Федор еле сдерживал смех, и Ксения улыбалась.

— Братцу птицу попугана купец аглинский подарил, так тот попуган каркает по-латински.

— Смешно ли? — сурово спросила царица.

— А ты уж и попугана латинского понимаешь? — спросил Борис.

— Понимаю, батюшка, теперь уж немецкий учу. Пускай бы и Акся тому училась.

— Это зачем?

— А любопытно. Вчера я книгу немецкую про города видал, там мудрости не меньше, чем у латинов. Еще хочу франзейский знать да самобританский.

— Мал еще, мал,— говорил Борис, не скрывая довольства.

— Я, батюшка, книжки ведать хочу.
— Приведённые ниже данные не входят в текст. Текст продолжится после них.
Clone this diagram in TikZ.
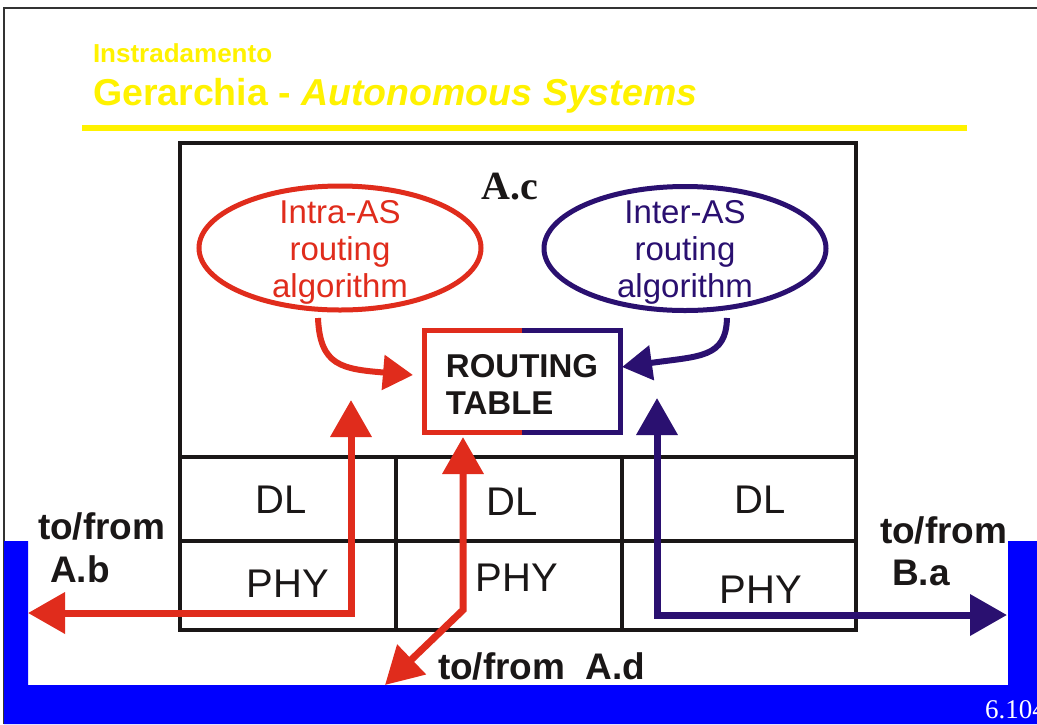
\documentclass[tikz,border=0pt]{standalone}
\usepackage{fontspec}
\setmainfont{Liberation Sans}
\newfontfamily\serifb{Liberation Serif}
\usetikzlibrary{arrows.meta,shapes.geometric}
\definecolor{myred}{RGB}{224,44,28}
\definecolor{myblue}{RGB}{42,16,112}
\definecolor{framebl}{RGB}{0,0,255}
\definecolor{ink}{RGB}{26,23,23}
\newcommand\fsz[2]{\fontsize{#1}{#2}\selectfont}
\tikzset{
  lbl/.style={anchor=base west, font=\bfseries\fsz{37}{42}, text=ink},
  layer/.style={font=\fsz{40}{44}, text=ink},
  gridline/.style={line width=4, draw=ink},
  bigarrow/.style={line width=7, line join=miter, {Triangle[length=37,width=40]}-{Triangle[length=37,width=40]}},
  curvearrow/.style={line width=6, -{Triangle[length=30,width=34]}},
  oval/.style={ellipse, line width=5, minimum width=282, minimum height=124, inner sep=0pt},
  ovaltext/.style={align=center, font=\fsz{33}{37}},
}
\begin{document}
\begin{tikzpicture}[x=1pt,y=-1pt, every node/.style={inner sep=0pt, outer sep=0pt}]
\useasboundingbox (0,0) rectangle (1037,724);
\fill[white] (0,0) rectangle (1037,724);
% slide frame
\draw[line width=1.5, draw=black!80] (4,724) -- (4,8) -- (1037,8);
\fill[framebl] (4,541) -- (28,541) -- (28,685) -- (1008,685) -- (1008,541) -- (1037,541) -- (1037,724) -- (4,724) -- cycle;
\node[anchor=base west, text=white, font=\serifb\fsz{27}{29}] (pg) at (985,718) {6.104};
% title
\node[anchor=base west, text=yellow, font=\bfseries\fsz{26}{28}] (t1) at (93,62) {Instradamento};
\node[anchor=base west, text=yellow, font=\bfseries\fsz{37.5}{40}] (t2) at (93,105) {Gerarchia - \textit{Autonomous Systems}};
\fill[yellow] (82,125) rectangle (967,131);
% router box
\draw[gridline] (180,143) rectangle (856,630);
\draw[gridline] (180,457) -- (856,457);
\draw[gridline] (180,541) -- (856,541);
\draw[gridline] (396,457) -- (396,630);
\draw[gridline] (622,457) -- (622,630);
\node[layer] (dl1) at (281,500) {DL};
\node[layer] (dl2) at (512,502) {DL};
\node[layer] (dl3) at (760,500) {DL};
\node[layer] (phy1) at (288,584) {PHY};
\node[layer] (phy2) at (517,578) {PHY};
\node[layer] (phy3) at (761,590) {PHY};
\node[anchor=base, font=\serifb\bfseries\fsz{40}{44}, text=ink] (ac) at (510,199) {A.c};
% ellipses
\node[oval, draw=myred] (intra) at (340,248) {};
\node[ovaltext, text=myred] (intraT) at (340,252) {Intra-AS\\routing\\algorithm};
\node[oval, draw=myblue] (inter) at (685,248.5) {};
\node[ovaltext, text=myblue] (interT) at (685,252) {Inter-AS\\routing\\algorithm};
% routing table
\node[minimum width=196, minimum height=102] (rt) at (522,381) {};
\node[align=left, font=\bfseries\fsz{33}{37}, text=ink] (rtT) at (522,384) {ROUTING\\TABLE};
\draw[myred, line width=5, line join=miter] (rt.north) -- (rt.north west) -- (rt.south west) -- (rt.south);
\draw[myblue, line width=5, line join=miter] (rt.north) -- (rt.north east) -- (rt.south east) -- (rt.south);
% curved arrows
\coordinate (intraOut) at (318,318);
\coordinate (rtInL) at (413,375);
\coordinate (interOut) at (727,318);
\coordinate (rtInR) at (622,367);
\draw[myred, curvearrow] (intraOut) .. controls (320,366) and (342,369) .. (rtInL);
\draw[myblue, curvearrow] (interOut) .. controls (726,358) and (700,356) .. (rtInR);
% big arrows
\coordinate (abTip) at (28,613);
\coordinate (abCorner) at (351,613);
\coordinate (abUp) at (351,400);
\coordinate (adTip) at (385,685);
\coordinate (adCorner) at (463,610);
\coordinate (adUp) at (463,437);
\coordinate (baUp) at (657,398);
\coordinate (baCorner) at (657,615);
\coordinate (baTip) at (1007,615);
\draw[myred, bigarrow] (abTip) -- (abCorner) -- (abUp);
\draw[myred, bigarrow] (adTip) -- (adCorner) -- (adUp);
\draw[myblue, bigarrow] (baUp) -- (baCorner) -- (baTip);
% labels
\node[lbl] (ab1) at (38,539) {to/from};
\node[lbl] (ab2) at (50,582) {A.b};
\node[lbl] (ba1) at (880,543) {to/from};
\node[lbl] (ba2) at (892,585) {B.a};
\node[lbl] (ad) at (438,679) {to/from\ \ A.d};
\end{tikzpicture}
\end{document}
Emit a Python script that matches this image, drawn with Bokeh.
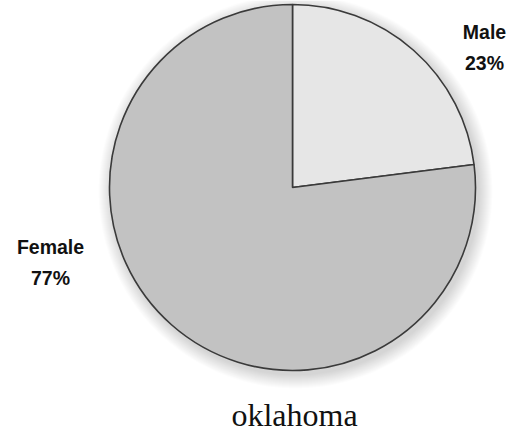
import numpy as np
from bokeh.plotting import figure
from bokeh.models import Range1d, ColumnDataSource
from bokeh.core.properties import value
from bokeh.embed import file_html
from bokeh.resources import INLINE

categories = ["Male", "Female"]
shares = [23, 77]
colors = ["#e6e6e6", "#c2c2c2"]
title_text = "oklahoma"

W, H = 514, 434
p = figure(width=W, height=H, output_backend="svg", toolbar_location=None,
           x_range=Range1d(0, W), y_range=Range1d(0, H), min_border=0)
p.axis.visible = False
p.grid.visible = False
p.outline_line_color = None
p.background_fill_color = "white"
p.border_fill_color = "white"

cx, cy, r = 292, H - 187, 183

# soft drop shadow
for i in range(14, 0, -1):
    p.circle(x=[cx + 3], y=[cy - 4], radius=r + i, fill_color="black",
             fill_alpha=0.012, line_color=None)

vals = np.array(shares, dtype=float)
frac = vals / vals.sum()
cum = np.concatenate([[0], np.cumsum(frac)])
start = np.pi / 2 - 2 * np.pi * cum[:-1]
end = np.pi / 2 - 2 * np.pi * cum[1:]
src = ColumnDataSource(dict(start=start, end=end, color=colors, cat=categories))
p.wedge(x=cx, y=cy, radius=r, start_angle="start", end_angle="end",
        direction="clock", fill_color="color", line_color="#3a3a3a",
        line_width=1.6, source=src)

labels = [f"{c}\n{v}%" for c, v in zip(categories, shares)]
lsrc = ColumnDataSource(dict(x=[484, 50], y=[H - 47, H - 262], t=labels))
p.text(x="x", y="y", text="t", source=lsrc, text_align="center",
       text_baseline="middle", text_font=value("Liberation Sans"),
       text_font_style="bold", text_font_size="19.5px", text_line_height=1.45,
       text_color="#111111")

p.text(x=[294], y=[H - 414], text=[title_text], text_align="center",
       text_baseline="alphabetic", text_font=value("Liberation Serif"),
       text_font_size="32px", text_color="#111111")

open("out.html", "w").write(file_html(p, INLINE))
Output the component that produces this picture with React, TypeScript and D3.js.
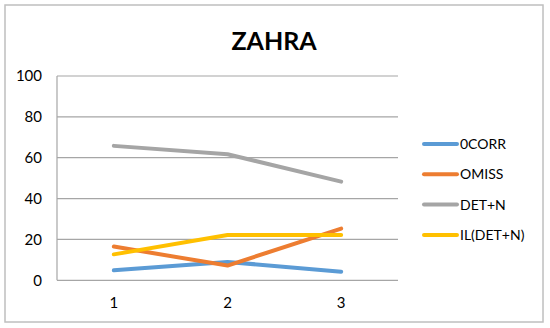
import React from "react";
import * as d3 from "d3";

const categories = ["1", "2", "3"];
const seriesNames = ["0CORR", "OMISS", "DET+N", "IL(DET+N)"];
const corr0 = [4.9, 9, 4.2];
const omiss = [16.5, 7.2, 25.3];
const detN = [65.8, 61.7, 48.3];
const ilDetN = [12.7, 22.2, 22.2];
const yTicks = [0, 20, 40, 60, 80, 100];
const colors = ["#5B9BD5", "#ED7D31", "#A5A5A5", "#FFC000"];

const W = 550;
const H = 328;
const plot = { left: 57, right: 398, top: 76, bottom: 280.3 };
const font = "Lato, 'Open Sans', sans-serif";

export default function App() {
  const x = d3.scaleBand().domain(categories).range([plot.left, plot.right]);
  const y = d3.scaleLinear().domain([0, 100]).range([plot.bottom, plot.top]);
  const allSeries = [corr0, omiss, detN, ilDetN];
  const line = d3
    .line<number>()
    .x((_, i) => (x(categories[i]) as number) + x.bandwidth() / 2)
    .y((d) => y(d));

  return (
    <svg
      width={W}
      height={H}
      style={{ position: "absolute", left: 0, top: 0, display: "block", background: "#fff" }}
    >
      <rect x={5} y={5} width={538} height={317} fill="#fff" stroke="#BFBFBF" strokeWidth={1.5} />
      <text
        x={274}
        y={50}
        textAnchor="middle"
        fontFamily={font}
        fontWeight="bold"
        fontSize={25}
        fill="#000"
      >
        ZAHRA
      </text>
      {yTicks.map((t) => (
        <g key={t}>
          <line x1={plot.left} x2={plot.right} y1={y(t)} y2={y(t)} stroke="#A6A6A6" strokeWidth={1.2} />
          <text x={42} y={y(t)} dy="0.35em" textAnchor="end" fontFamily={font} fontSize={15} fill="#000">
            {t}
          </text>
        </g>
      ))}
      <line x1={plot.left} x2={plot.left} y1={plot.top} y2={plot.bottom} stroke="#A6A6A6" strokeWidth={1.2} />
      {categories.map((c) => (
        <text
          key={c}
          x={(x(c) as number) + x.bandwidth() / 2}
          y={303}
          dy="0.35em"
          textAnchor="middle"
          fontFamily={font}
          fontSize={15}
          fill="#000"
        >
          {c}
        </text>
      ))}
      {allSeries.map((s, i) => (
        <path
          key={seriesNames[i]}
          d={line(s) || ""}
          fill="none"
          stroke={colors[i]}
          strokeWidth={4}
          strokeLinejoin="round"
          strokeLinecap="round"
        />
      ))}
      {seriesNames.map((n, i) => {
        const ly = 144 + i * 30.3;
        return (
          <g key={n}>
            <line x1={424} x2={457} y1={ly} y2={ly} stroke={colors[i]} strokeWidth={4} strokeLinecap="round" />
            <text x={460} y={ly} dy="0.35em" fontFamily={font} fontSize={14} fill="#000">
              {n}
            </text>
          </g>
        );
      })}
    </svg>
  );
}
Они на всех реченьях написаны.

— Есть ли речение лучше нашего, православного?

— Сам то хочу знать, батюшка государь,— ответил царевич.

— Аксю не сбивай, вымышленник,— вставила царица,— ни к чему деве красной ученость. Гнилость то и адское веянье. Лучше про жениха пусть думает.

Ксения улыбнулась, глаза подняла на золотой свод палаты и нашла там то, что всегда находила, пречистую деву с предвечным младенцем в руках, писанную прямо над матушкиным престолом. Дева та всегда смотрела на Ксению грустным загадочным взором, от которого и хорошо становилось и тревожно. Дева все знала про Ксению наперед, только молчала, а предвечный младенец на Ксению не смотрел, созерцал несказанные дальние дали.

— Пелену начала ли? — спросил батюшка.

— Обдумываю, государь. Только мадритского бархату не хватает, дали мне малый кусок.

— Это какого мадритского, с узором большой руки иль репейным? — спросила царица.

— Гранатный, матушка.

— От моей шубки. Еще тебе дам, вместе сошьешь.

— Ты поспешай,— сказал царь,— то вклад к замужеству твоему, будущим летом в лавру свезем и, даст бог, жениха представим.

Ксения опустила голову.

— Что мертвеешь? — спросила царица.— Хватит уж на качелях качаться да с девками бегать. Царевна ты или кто? Вот отдадим тебя в заморскую землю, попомнишь благое житье.

— Ну не пугай, не пугай,— мирно промолвил Борис.

— Я Аксю никуда не отдам! — храбро сказал Федор.— Пусть здесь живет.

— Цыц, постреленок! — крикнула мать.— Вот ведь норов. Смотри, батюшка, от горшка два вершка, а уж в царские дела лезет.

Борис погладил сына по темноволосой голове.

— Весь в меня, я тоже с малолетства великое дело чуял. А ты, Акся, готовься, парсуну с тебя будем делать да жениху слать.

— Не смею и спросить, батюшка, кто жених-то,— тихо сказала Ксения.

— А и не спрашивай. Еще поторгуемся, плохого не возьмем.

Ксения сжала губы, уперлась глазами в пол.

*

Поздно ночью после именинного пира царь говорил с тайными людьми. Ближним боярам Борис не верил, льстивы, обманчивы. Был умный человек думный дьяк Щелкалов, и, когда держал его под крылом, всю правду знал государь. Но дружба да совет со Щелкаловым кончились, отобрал Борис у него печать, ибо почуял в дьяке хитрую силу. Родственникам Годуновым тоже не верил, не во всем потворствовали они царю, а Семен прямо возвещал свое недовольство тем, что Ксению собирались отдать за латина. И кому еще верить? Те, кого ласками осыпал, собрались его отравить, а прочие, как птицы хищные, ждали кончины. Весь государев двор и Посольский приказ шептались о болезни царя, но не знали того, что жила у Годуновых крепка, а тело, хоть и болезно, долго на той жиле продержится.